Les bureaux des 6 commissions chargées de la rédaction de la Constitution sont par ailleurs dominés par les représentants d’Ennahdha.
Or, même si celles-ci ont entamé hier lundi leurs travaux effectifs, la tendance semble être à la temporisation et à l’expectative.
La semaine dernière, Habib Khedher, répondant à une question sur les raisons de ces tergiversations, déclarait sur Shams FM : « Il est encore trop tôt pour entamer la rédaction de l’article premier la constitution. »
C’est que cette volte-face d’Ennahdha n’est pas du tout du goût de personnalités politiques influentes avec lesquelles le parti islamiste doit composer. Nombreuses sont celles qui considèrent que cette position favorable à la charia est un manquement à un accord écrit qui listait pourtant les principes communs de la troïka au pouvoir.
A l’image de Mustapha Ben Jaâfar, qui vient de déclarer à plusieurs médias qu’il démissionnerait immédiatement, si un texte pro charia venait à passer. Une démission du Président de la seule entité élue qu’est l’Assemblée constituante qui causerait un véritable séisme institutionnel.

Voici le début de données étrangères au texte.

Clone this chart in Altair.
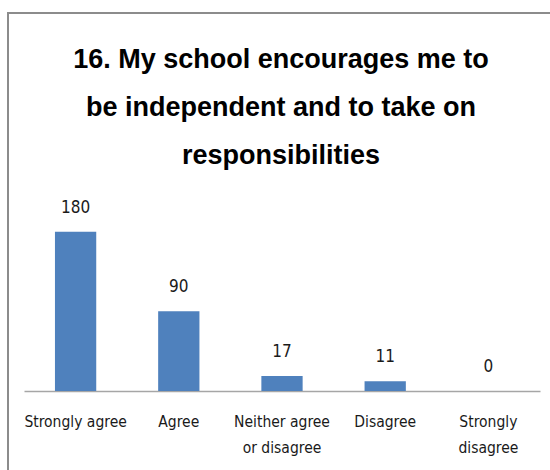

Ce n’est pas tout. Marzouki a réitéré la même menace de démission au micro de la RTBF.
Mais rappelons que même si les élus du CPR et d’Ettakatol acceptaient de voter en faveur d’une mention de la charia, reste le seuil des deux tiers des votes dont ne dispose pas la troïka. Un seuil nécessaire au passage de la Constitution dans son ensemble.
Pourquoi avons-nous cette discussion aujourd’hui ?
S’agissant de l’article 1 de l’ex Constitution (« La Tunisie est un Etat libre, indépendant et souverain, sa religion est l’Islam… »), même chez les progressistes tunisiens, deux positions divergentes sont à distinguer.
La première est notamment défendue par Samy Ghorbal, ex conseiller d’Ahmed Néjib Chebbi, et auteur d’« Orphelins de Bourguiba & héritiers du Prophète ».
Il y développe en substance l’idée selon laquelle cet article 1 est l’article fondateur de la modernité tunisienne, et qu’il fait l’objet d’un consensus salutaire de la part de l’ensemble des partis politiques.
L’autre position est défendue par l’intellectuel Hamadi Redissi. On peut considérer qu’elle est aussi défendue à demi-mot par le projet de Jawhar Ben Mbarek et son réseau Doustourna.
Redissi pense que l’ensemble des partis progressistes ont commis une erreur « en donnant sur un plateau l’article 1 aux islamistes », nous a-t-il confié. Il était clair selon lui que ceux-ci allaient par conséquent en demander plus, placer plus haut le seuil de leurs demandes.
L’actualité lui donne raison puisque ce qui devait arriver arriva. Khedher a récemment logiquement enfoncé le clou : pour lui, il s’agit de dire désormais que l’article 1 était en fait insuffisant, qu’il ne fait que décrire un état de fait, celui d’un peuple dont la religion dominante est l’islam, alors que ce qu’il revendique, c’est une loi fondamentale explicitement islamique.
Le projet de Doustourna fut l’unique texte à proposer une alternative au conservatisme ambiant autour de l’article 1. Son préambule ne parle que de la nature de l’Etat et de ses institutions, pour n’évoquer, plus loin, la question de l’islam qu’en termes d’appartenance du peuple. « Les Tunisiens n’ont pas besoin d’une Constitution qui leur apprenne leur identité », ironise-t-il à juste titre.
Quand on n’avance pas on recule. Force est de constater qu’en politique et en matière d’idéaux, ce précepte se vérifie sans cesse. Parce que les progressistes tunisiens ont fait preuve de frilosité, n’ont pas profité de la dynamique révolutionnaire qui aurait pu permettre de faire table rase de l’ancienne Constitution caduque, nous en sommes réduits aujourd’hui à demander désespérément le statut quo sur un article 1 pas des plus universalistes.
Si l’on en croit les positions officielles des uns et des autres, la charia ne sera vraisemblablement pas inscrite dans la constitution. Le salut de l’universalisme ne viendra que de là. Car il faudra s’attendre à voir les salafistes dans la rue pour réclamer la loi islamique, polarisant un peu plus la société tunisienne et accentuant les risques de blocage à l’Assemblée.